厚みは良く利用されるもので12mm、ホームセンターでも12mmのものの取り扱いが1番が多いでしょう。ほかにも、9、15、18、21、24mm厚さの合板もありますが21mm以上になるとが値段が上がり、9mmでは反りやたわみが出てしまいます。
DIYで使用するサイズが決まっている場合には入手しやすい910×1820×12mmサイズのものを店でカットしてもらうと手間が省けます。ホームセンターによっては専用の木材カットコーナーがある店舗もあるので利用すると便利です。
ある程度の強度や耐水性があり、材料費を抑えることができるコンパネは、DIY素材に便利なアイテムです。そこでコンパネを利用したDIY活用術をいくつか紹介するので、今後のDIYアイデアの参考にしてみてください。
DIY作業をする際に専用の作業台があれば便利ですが、コンパネは屋外作業にも使える構造をしているので、作業台をDIYするのもおすすめです。材料は900×900mmのコンパネ1枚と900×450mmのコンパネ2枚が必要ですが、900×1800mmのコンパネ1枚をカットすればOKです。
作り方はまず、900×450mmのコンパネの長辺両端から443mmの場所を中心に幅15mm、深さ230mmの印を付けてスリット加工します。2枚あるうちの一方は上から下に、もう一方は下から上にスリット加工してバッテンになるように組み合わせると作業台の足部分が完成です。足部分4面中心部を丸や四角で切り抜きすれば軽量化でき、移動や持ち運びしやすくなります。
あとは天板となる900×900mmのコンパネを乗せればできあがりです。この形の作業台は通称ペケ台と呼ばれるもので、建築現場でも利用される作業台ですが、DIYだけでなく持ち運び用のテーブルとしても利用できます。
隙間にぴったりとハマるジャストサイズのチェストはコンパネでDIYしてみましょう。材料はコンパネと内装用のミニビス、あとはインパクトドライバーや電動丸ノコ、電動糸ノコ、サンダーや鉄ヤスリなどの工具を使います。
チェストの大きさや設置する場所のサイズを細かく設計図に書き込み、ある程度の完成予想図を描いておくと便利です。作り方は上記の作業台のように側面や棚板などにスリットを入れ、角やコンパネの断面はヤスリがけします。塗装する場合は木くずなどをしっかり取り払って塗料を塗り、完全に乾かしましょう。
あとは設計図に従って底面や側面、上面を内装用ミニビスで打ち、棚板を組み合わせてミニビスを打っていけば完成です。ミニビスは10cm程度の間隔をあけ、打つ場所に印を付けていくと作業がスムーズに進みます。
コンパネDIY初心者にはカットした板を組み合わせるだけの簡単ゴミ箱もおすすめです。材料はコンパネと接着剤、釘だけですが、装飾を施すための転写シールや取っ手などがあるとおしゃれに仕上がります。

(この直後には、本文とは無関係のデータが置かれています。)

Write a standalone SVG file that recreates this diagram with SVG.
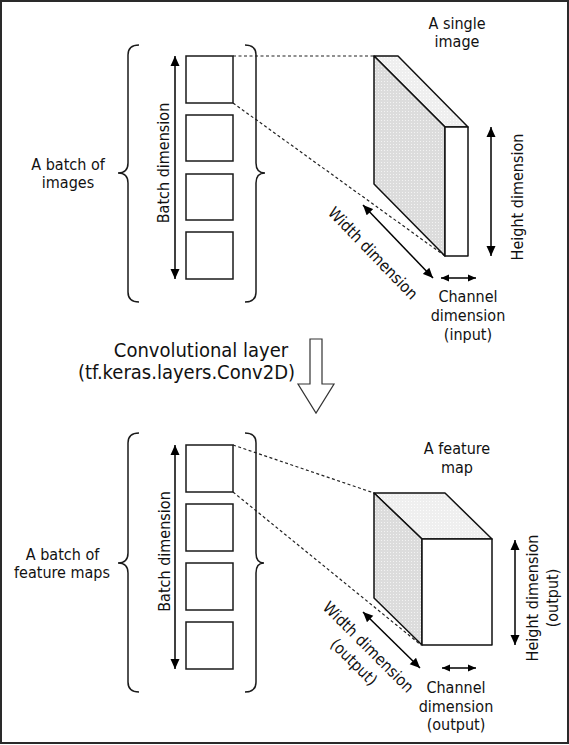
<svg xmlns="http://www.w3.org/2000/svg" width="569" height="745" viewBox="0 0 569 745">
<style>
.t{font-family:"DejaVu Sans Condensed","Liberation Sans",sans-serif;font-size:16px;fill:#111;text-anchor:middle}
.big{font-size:20px}
.box{fill:#fff;stroke:#1a1a1a;stroke-width:1.5}
.dash{fill:none;stroke:#222;stroke-width:1.2;stroke-dasharray:3 2.5}
.arr{fill:none;stroke:#000;stroke-width:1.5;marker-start:url(#ah);marker-end:url(#ah)}
.arrs{fill:none;stroke:#000;stroke-width:1.5;marker-start:url(#ahs);marker-end:url(#ahs)}
.brace{fill:none;stroke:#1a1a1a;stroke-width:1.5}
.edge{stroke:#111;stroke-width:1.5;stroke-linejoin:round}
</style>
<defs>
<marker id="ah" viewBox="0 0 10 10" refX="10" refY="5" markerWidth="10" markerHeight="10" markerUnits="userSpaceOnUse" orient="auto-start-reverse"><path d="M0,0.5 L10,5 L0,9.5 z" fill="#000"/></marker>
<marker id="ahs" viewBox="0 0 10 10" refX="10" refY="5" markerWidth="8" markerHeight="8" markerUnits="userSpaceOnUse" orient="auto-start-reverse"><path d="M0,0.5 L10,5 L0,9.5 z" fill="#000"/></marker>
<pattern id="dots" width="3" height="3" patternUnits="userSpaceOnUse"><rect width="3" height="3" fill="#dcdcdc"/><rect width="1" height="1" fill="#f3f3f3"/></pattern>
<pattern id="dotsL" width="3" height="3" patternUnits="userSpaceOnUse"><rect width="3" height="3" fill="#efefef"/><rect width="1" height="1" fill="#fcfcfc"/></pattern>
</defs>
<rect x="1" y="1" width="567" height="742" fill="#fff" stroke="#2a2a2a" stroke-width="2"/>

<g id="connectors">
<line class="dash" x1="233" y1="56" x2="374" y2="56"/>
<line class="dash" x1="233" y1="103" x2="445" y2="256"/>
<line class="dash" x1="233" y1="445" x2="374" y2="493"/>
<line class="dash" x1="233" y1="492" x2="421" y2="645"/>
<polygon points="310,339 322,339 322,384 334,384 316,413 298,384 310,384" fill="#fff" stroke="#333" stroke-width="1.2"/>
</g>

<g id="batch-top">
<path class="brace" d="M139,45 Q128,45 128,55 L128,163 Q128,173 118,173 Q128,173 128,183 L128,292 Q128,302 139,302"/>
<path class="brace" d="M245,45 Q256,45 256,55 L256,163 Q256,173 265,173 Q256,173 256,183 L256,292 Q256,302 245,302"/>
<rect class="box" x="186" y="56" width="47" height="47"/>
<rect class="box" x="186" y="115" width="47" height="46"/>
<rect class="box" x="186" y="174" width="47" height="46"/>
<rect class="box" x="186" y="232" width="47" height="47"/>
<line class="arr" x1="175" y1="56" x2="175" y2="279"/>
<text class="t" transform="translate(169,163) rotate(-90)">Batch dimension</text>
<text class="t" x="68" y="170">A batch of</text>
<text class="t" x="68" y="188">images</text>
</g>

<g id="single-image">
<polygon class="edge" points="374,56 398,56 468,127 445,127" fill="url(#dotsL)"/>
<polygon class="edge" points="374,56 445,127 445,256 374,184" fill="url(#dots)"/>
<rect class="edge" x="445" y="127" width="23" height="129" fill="#fff"/>
<text class="t" x="457" y="28.5">A single</text>
<text class="t" x="457" y="47">image</text>
<line class="arr" x1="491" y1="127" x2="491" y2="256"/>
<text class="t" transform="translate(523,197) rotate(-90)">Height dimension</text>
<line class="arr" x1="363" y1="205" x2="433" y2="278"/>
<text class="t" transform="translate(369,257) rotate(46)">Width dimension</text>
<line class="arrs" x1="441" y1="278" x2="476" y2="278"/>
<text class="t" x="468" y="302">Channel</text>
<text class="t" x="468" y="321">dimension</text>
<text class="t" x="468" y="340">(input)</text>
</g>

<g id="conv-layer">
<text class="t big" x="201" y="357">Convolutional layer</text>
<text class="t big" x="186.5" y="379">(tf.keras.layers.Conv2D)</text>
</g>

<g id="batch-bottom">
<path class="brace" d="M139,433 Q128,433 128,443 L128,553 Q128,563 118,563 Q128,563 128,573 L128,682 Q128,692 139,692"/>
<path class="brace" d="M245,433 Q256,433 256,443 L256,553 Q256,563 264,563 Q256,563 256,573 L256,682 Q256,692 245,692"/>
<rect class="box" x="186" y="445" width="47" height="47"/>
<rect class="box" x="186" y="504" width="47" height="47"/>
<rect class="box" x="186" y="563" width="47" height="47"/>
<rect class="box" x="186" y="622" width="47" height="47"/>
<line class="arr" x1="175" y1="445" x2="175" y2="669"/>
<text class="t" transform="translate(169.5,551.5) rotate(-90)">Batch dimension</text>
<text class="t" x="62.5" y="560">A batch of</text>
<text class="t" x="62" y="578">feature maps</text>
</g>

<g id="feature-map">
<polygon class="edge" points="374,493 445,493 492,539 422,539" fill="url(#dotsL)"/>
<polygon class="edge" points="374,493 422,539 422,645 374,598" fill="url(#dots)"/>
<rect class="edge" x="422" y="539" width="70" height="106" fill="#fff"/>
<text class="t" x="457" y="454">A feature</text>
<text class="t" x="457" y="473">map</text>
<line class="arr" x1="515" y1="540" x2="515" y2="645"/>
<text class="t" transform="translate(538,598) rotate(-90)">Height dimension</text>
<text class="t" transform="translate(557.5,598) rotate(-90)">(output)</text>
<line class="arr" x1="363" y1="612" x2="420" y2="668"/>
<text class="t" transform="translate(364.5,651) rotate(45)">Width dimension</text>
<text class="t" transform="translate(350,666) rotate(45)">(output)</text>
<line class="arrs" x1="442" y1="668" x2="476" y2="668"/>
<text class="t" x="456" y="693">Channel</text>
<text class="t" x="456" y="711.5">dimension</text>
<text class="t" x="456" y="730">(output)</text>
</g>
</svg>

表面加工が荒いコンパネは乱雑さを活かしてヴィンテージ風の転写シールや塗装をすることで味のあるゴミ箱になり、DIYすることでサイズも自由自在にできます。
こちらの動画ではコンパネを使っておしゃれなテーブルをDIYする様子を見ることができます。コンパネはメラミン加工されたものを使用して、そのままでもきれいに見えるようになっています。強度があるコンパネはテーブルにも最適で、好きなサイズで自作することができます。こちらの動画では大きなサイズのテーブルを作っていますが、サイズを小さくすればデッドスペースにぴったりのサイドテーブルを作ることも可能です。
ホームセンターやネットショップで安く購入できるコンパネは強度と耐水性があり、DIYアイテムに最適です。材料費を安くしたいときや耐荷重がかかる場合はベニヤよりもコンパネがおすすめで、ステイン塗装などを施せば見た目もうまく仕上がります。DIYアイテムに迷ったらコンパネを選択肢に入れるのもいいでしょう。